While I am one who really enjoys nicely reproduced audio, whether audio only or HT, I’ve never been an early adopter of any piece of equipment. Even if the first manufacturers out of the gate have managed to iron out all the wrinkles, it usually at least a year or two for the feature set to fill in. Sometimes it also takes about the same amount of time for a given technology to really proliferate such that real price competition sets in. By the time the two years, and maybe longer, passes, one will also know whether the world of supply and demand has swung into full acceptance and whether the touted technology is going to be a boom or a bust. The only foray I’ve half-regretted is SACD and DVD-A – I’ve enjoyed half the discs I purchased but these formats have never become mainstream even though I thought it would eventually happen.
I’ve avoided HDTV so far because much of the display technology, from a pro’s point of view, has a fair amount of drawbacks, varying by display method.
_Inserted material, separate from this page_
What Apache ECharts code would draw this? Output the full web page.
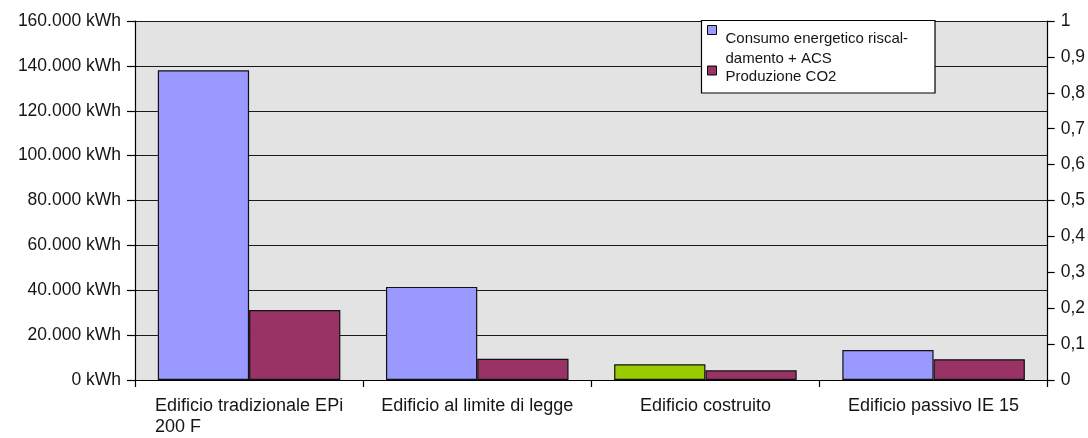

Many early HDTV adopters have only analog inputs to their HD displays, early plasma adopters who watch certain channels got some form of screen burn-in, ...
HDMI is likely to be different as far as it’s eventual widespread adoption. From the consumer point of view it promises not just to be better (Joe consumer would need a lot of marketing to be convinced to spend just for a ‘better’ he might only hardly notice) but easier to interconnect (perhaps fewer cables eventually). Of course manufacturers have sold the content folks on the idea that the included HDCP offers them real protection. So what’s not to like? Content people like the ‘HDCP promise’, mass consumers like ‘easier’, and manufacturers like having something new to sell.
The 950, and then the 990, have got the audio covered so far. Once the HD display and HDMI/HDCP technologies are a bit more mature, I’ll be there too.